Three years ago, the Moroccan young man, Mohamed Boublouh, took his camera and set off his journey. The first photo he took was for his mother while she was working in her sewing workshop.

A photo full of love led Mohamed to be awarded a photography prize and later paved the way for him in the world of photography. 

He likes to take photos especially those of Moroccan children. Each collection of photos has a story, probably the most important of which is Mohamed’s story in the eyes of each child of whom he takes a photo. To put it simple, Mohamed “feels those children are a younger version of himself.” 

What is unique about Mohamed is his keenness on printing his photos and present them to the children as a gift. In an interview with Tiny Hand, Mohamed says, “I would feel extremely happy if I were that child and someone took a photo of me, printed it, and gave it to me as a gift.” 

However, this is not only what encouraged Mohamed to photograph children. There is a much deeper and far-reaching idea, as he explains, “I see children as a reflection of the environment in which they live. They reflect the group’s belief, behavior and philosophy.

Children do not hesitate to do or say what they like. It is the result of the place they live in. They represent a great deal of raw beliefs and ideas that have not been scrutinized yet.”

Mohamed’s words are clearly reflected in his first photo collection entitled “Moroccan Villagers,” taken in Taounate town in the High Atlas Mountains in the vicinity of the Moroccan city of Taroudant. 

At that time, Mohamed was traveling to Moroccan villages along with voluntary societies, documenting their trips, and working on his photo collection at the same time. 

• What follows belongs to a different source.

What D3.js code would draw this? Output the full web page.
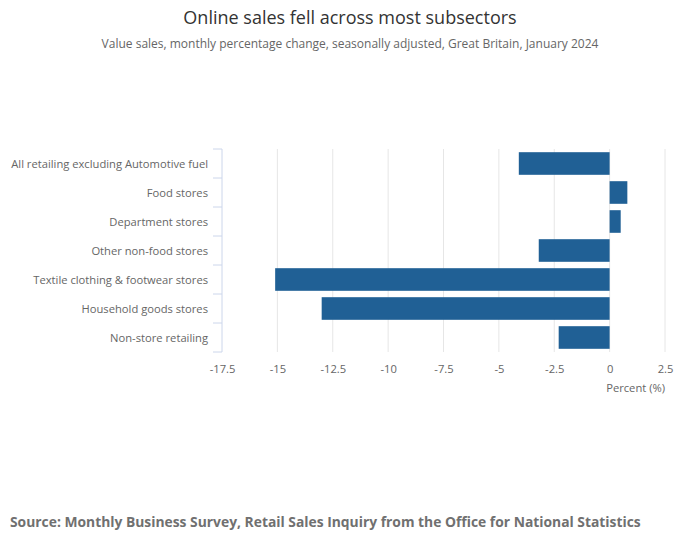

“The voluntary work extended for several weeks, as it included repairing a school and distributing aid. I accompanied them in their travels. I took photos of the children on the first day and resumed doing so on the last day of the voluntary work,” Mohamed narrated.

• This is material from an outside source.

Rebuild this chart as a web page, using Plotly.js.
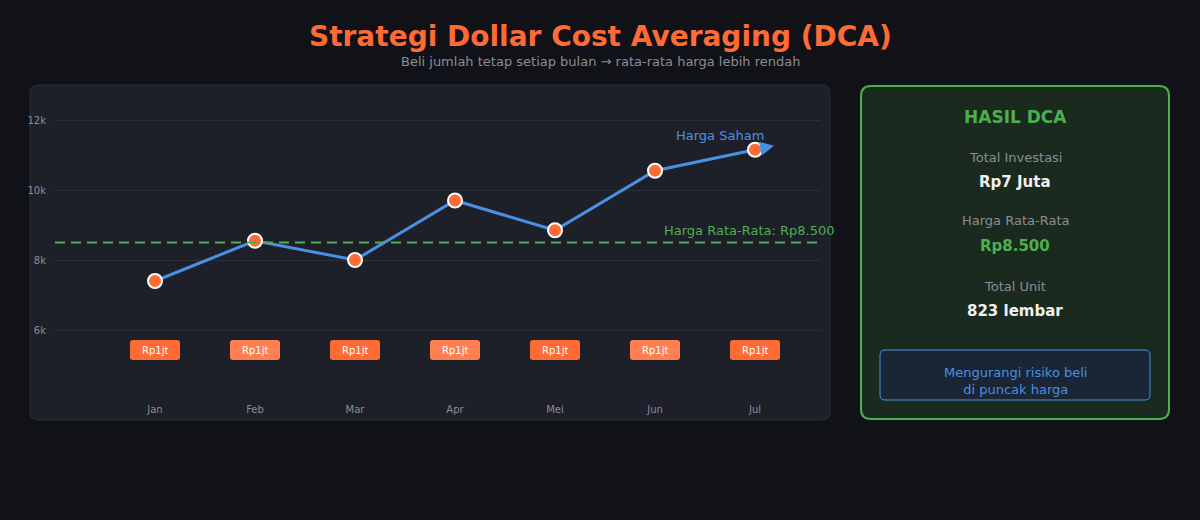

The children’s joy at photos cannot be described in words. In addition, Mohamed found it special to document those joyful moments by recording this video clip.

As for the responses to that video, Mohamed told Tiny Hand, “When I posted the video in my social networking accounts, it received positive responses, as it was shared by many people. I think the condition of the Moroccan children and villagers in general has improved, however, their suffering is undeniable. I have recently felt the community has become more aware of this serious issue. I think this is attributed to the increased use of Internet and the easy access to information.”

Mohamed is currently working on a new project that he will take photos of Amazigh villages. “I hope my idea would be developed and documented,” Mohamed said. 

In addition to this activity, the young Moroccan man studies at a Moroccan university, majoring in the English Literature.

Asked to choose three most beloved photos for him in his collection and accounting for his choices, Mohamed said,

The first photo is for a young Amazigh woman wearing the traditional dress of the tribes of southern Morocco. I enormously like documenting my own culture; the Amazigh Culture.”

The second photo is of girls in the traditional school. Most of parents in the Moroccan towns prevent girls from completing their studies at a certain age. I see those girls are determined to learn and stand up against illiteracy in the mosque or “Timzgida” as it is called in Shilha language.”

The third photo is of my mother. I photographed my mom while she was in her sewing workshop. It was the first photo with which I participated in a competition and I was awarded. I consider it to be the beginning of my career as a photographer.”